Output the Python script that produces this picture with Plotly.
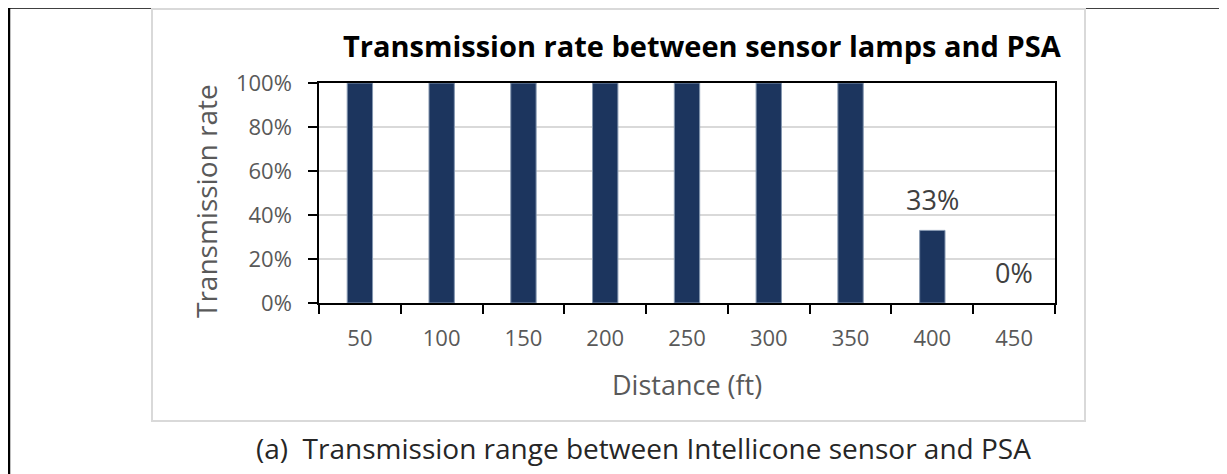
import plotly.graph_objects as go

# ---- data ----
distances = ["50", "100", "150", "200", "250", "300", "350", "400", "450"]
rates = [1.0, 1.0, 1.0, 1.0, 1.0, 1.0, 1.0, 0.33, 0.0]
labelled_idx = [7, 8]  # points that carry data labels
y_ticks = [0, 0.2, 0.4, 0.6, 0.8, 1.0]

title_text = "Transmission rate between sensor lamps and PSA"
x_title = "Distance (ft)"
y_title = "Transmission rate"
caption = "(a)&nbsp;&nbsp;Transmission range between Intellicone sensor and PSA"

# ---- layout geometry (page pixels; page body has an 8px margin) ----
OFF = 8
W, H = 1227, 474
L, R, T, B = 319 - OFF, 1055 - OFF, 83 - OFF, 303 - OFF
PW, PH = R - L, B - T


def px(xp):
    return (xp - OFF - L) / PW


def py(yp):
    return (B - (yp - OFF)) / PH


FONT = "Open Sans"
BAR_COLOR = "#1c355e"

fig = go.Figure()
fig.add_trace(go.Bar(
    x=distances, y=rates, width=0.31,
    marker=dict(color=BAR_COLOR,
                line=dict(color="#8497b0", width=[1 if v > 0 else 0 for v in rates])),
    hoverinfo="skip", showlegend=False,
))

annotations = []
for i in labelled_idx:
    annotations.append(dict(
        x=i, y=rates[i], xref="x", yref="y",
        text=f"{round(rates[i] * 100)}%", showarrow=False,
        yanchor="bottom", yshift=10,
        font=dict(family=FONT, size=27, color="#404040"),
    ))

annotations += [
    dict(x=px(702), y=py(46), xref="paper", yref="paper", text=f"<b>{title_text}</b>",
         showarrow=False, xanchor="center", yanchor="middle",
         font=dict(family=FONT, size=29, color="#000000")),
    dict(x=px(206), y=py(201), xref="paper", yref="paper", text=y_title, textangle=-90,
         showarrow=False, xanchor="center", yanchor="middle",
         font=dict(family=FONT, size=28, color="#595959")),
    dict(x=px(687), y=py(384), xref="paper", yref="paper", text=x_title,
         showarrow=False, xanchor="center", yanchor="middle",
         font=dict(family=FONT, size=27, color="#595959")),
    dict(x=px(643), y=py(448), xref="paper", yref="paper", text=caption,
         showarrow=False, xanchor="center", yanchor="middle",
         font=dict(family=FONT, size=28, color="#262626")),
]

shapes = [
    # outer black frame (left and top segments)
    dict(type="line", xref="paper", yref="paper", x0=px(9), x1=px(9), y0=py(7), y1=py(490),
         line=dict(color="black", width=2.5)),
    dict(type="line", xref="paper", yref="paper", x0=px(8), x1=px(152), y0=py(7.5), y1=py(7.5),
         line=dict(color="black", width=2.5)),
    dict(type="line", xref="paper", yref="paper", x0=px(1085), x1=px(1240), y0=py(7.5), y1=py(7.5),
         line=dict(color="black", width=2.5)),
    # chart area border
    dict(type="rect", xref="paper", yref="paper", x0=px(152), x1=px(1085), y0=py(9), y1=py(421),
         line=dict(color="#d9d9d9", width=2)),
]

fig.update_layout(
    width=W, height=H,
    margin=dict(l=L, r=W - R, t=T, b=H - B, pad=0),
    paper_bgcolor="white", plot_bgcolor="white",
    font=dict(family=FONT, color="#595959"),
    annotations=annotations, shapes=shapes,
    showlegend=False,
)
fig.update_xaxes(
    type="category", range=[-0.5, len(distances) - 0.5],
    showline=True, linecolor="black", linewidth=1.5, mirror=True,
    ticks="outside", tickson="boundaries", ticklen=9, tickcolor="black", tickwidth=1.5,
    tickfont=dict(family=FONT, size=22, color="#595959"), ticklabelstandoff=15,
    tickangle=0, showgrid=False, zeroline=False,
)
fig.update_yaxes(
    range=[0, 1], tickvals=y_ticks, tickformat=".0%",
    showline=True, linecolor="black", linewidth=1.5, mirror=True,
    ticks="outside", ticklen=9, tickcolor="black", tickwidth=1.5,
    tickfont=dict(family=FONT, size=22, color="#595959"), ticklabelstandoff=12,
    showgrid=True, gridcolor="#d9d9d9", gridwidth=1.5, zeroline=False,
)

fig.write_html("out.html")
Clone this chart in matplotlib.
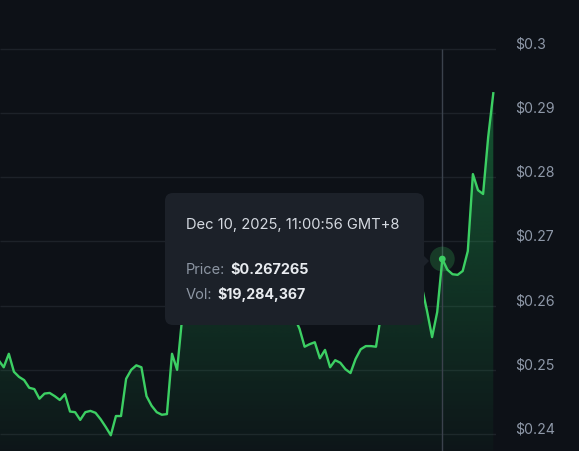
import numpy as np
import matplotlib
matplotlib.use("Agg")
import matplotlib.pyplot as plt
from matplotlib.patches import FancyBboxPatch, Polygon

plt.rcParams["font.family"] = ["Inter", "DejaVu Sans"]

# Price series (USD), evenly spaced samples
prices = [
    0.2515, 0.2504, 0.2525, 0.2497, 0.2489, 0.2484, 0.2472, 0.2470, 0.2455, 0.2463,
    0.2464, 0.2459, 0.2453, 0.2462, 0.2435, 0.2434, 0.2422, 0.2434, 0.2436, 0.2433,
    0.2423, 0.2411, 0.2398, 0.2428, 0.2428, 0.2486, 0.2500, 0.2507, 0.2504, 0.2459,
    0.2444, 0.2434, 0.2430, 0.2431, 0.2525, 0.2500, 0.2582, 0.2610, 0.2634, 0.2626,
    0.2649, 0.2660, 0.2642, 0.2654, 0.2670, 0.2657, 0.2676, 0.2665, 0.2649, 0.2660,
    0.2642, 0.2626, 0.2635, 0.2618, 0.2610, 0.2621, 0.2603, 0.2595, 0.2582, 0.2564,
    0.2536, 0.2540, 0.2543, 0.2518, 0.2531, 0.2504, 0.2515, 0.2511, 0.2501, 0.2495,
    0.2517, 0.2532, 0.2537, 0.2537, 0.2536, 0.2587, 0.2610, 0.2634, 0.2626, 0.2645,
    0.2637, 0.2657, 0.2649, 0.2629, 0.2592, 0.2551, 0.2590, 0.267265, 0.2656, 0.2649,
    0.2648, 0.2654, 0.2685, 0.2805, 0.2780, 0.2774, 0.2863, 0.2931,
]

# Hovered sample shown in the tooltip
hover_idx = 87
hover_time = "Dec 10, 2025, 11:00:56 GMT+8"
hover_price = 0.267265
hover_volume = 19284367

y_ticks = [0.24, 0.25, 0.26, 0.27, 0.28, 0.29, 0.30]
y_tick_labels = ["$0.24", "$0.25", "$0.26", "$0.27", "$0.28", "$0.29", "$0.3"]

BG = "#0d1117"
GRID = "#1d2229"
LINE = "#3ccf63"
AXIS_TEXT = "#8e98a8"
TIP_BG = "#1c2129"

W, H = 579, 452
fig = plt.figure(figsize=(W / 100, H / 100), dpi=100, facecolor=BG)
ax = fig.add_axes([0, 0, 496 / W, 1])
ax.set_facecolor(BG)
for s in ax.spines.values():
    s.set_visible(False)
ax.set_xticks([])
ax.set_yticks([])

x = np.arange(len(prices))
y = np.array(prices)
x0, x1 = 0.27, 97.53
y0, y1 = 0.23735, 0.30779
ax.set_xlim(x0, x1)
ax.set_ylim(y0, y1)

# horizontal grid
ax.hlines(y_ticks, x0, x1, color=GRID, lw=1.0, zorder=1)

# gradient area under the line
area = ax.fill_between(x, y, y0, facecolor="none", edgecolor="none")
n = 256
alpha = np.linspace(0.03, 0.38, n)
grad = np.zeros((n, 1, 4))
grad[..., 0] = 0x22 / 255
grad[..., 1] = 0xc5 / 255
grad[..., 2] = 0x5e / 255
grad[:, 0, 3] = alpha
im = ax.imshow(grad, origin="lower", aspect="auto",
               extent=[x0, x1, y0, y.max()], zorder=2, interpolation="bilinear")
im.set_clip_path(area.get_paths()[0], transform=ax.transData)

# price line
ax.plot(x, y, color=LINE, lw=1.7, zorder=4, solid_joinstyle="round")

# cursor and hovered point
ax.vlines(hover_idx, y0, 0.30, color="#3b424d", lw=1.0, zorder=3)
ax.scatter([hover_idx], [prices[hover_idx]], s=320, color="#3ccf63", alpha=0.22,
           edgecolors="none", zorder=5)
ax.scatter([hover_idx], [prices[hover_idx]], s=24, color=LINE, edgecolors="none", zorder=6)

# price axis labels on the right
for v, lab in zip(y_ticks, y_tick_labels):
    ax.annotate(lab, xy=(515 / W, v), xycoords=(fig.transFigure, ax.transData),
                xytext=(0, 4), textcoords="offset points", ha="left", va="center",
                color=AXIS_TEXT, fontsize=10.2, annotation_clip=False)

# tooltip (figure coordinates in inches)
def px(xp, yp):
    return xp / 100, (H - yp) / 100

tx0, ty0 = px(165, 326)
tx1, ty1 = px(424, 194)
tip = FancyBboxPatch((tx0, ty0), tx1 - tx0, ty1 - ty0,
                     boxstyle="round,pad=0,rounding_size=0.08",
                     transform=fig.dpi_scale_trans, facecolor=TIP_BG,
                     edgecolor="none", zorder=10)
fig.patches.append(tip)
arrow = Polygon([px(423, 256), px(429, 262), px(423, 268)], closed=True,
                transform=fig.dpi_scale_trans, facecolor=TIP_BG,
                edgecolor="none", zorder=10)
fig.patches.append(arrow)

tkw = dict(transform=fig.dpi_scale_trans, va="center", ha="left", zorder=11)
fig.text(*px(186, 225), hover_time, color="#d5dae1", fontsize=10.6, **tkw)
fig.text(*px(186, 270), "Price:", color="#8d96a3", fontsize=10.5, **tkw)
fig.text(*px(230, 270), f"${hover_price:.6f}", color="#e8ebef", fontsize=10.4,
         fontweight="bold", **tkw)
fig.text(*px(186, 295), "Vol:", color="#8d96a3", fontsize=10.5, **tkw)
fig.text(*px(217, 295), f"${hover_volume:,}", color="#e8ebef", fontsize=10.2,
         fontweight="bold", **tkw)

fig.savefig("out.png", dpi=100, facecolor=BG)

====

• [What is required] Look over the material above and show each line where "chart" appears.

• [Solution for this problem]
    # chart area border
Clone this chart in matplotlib.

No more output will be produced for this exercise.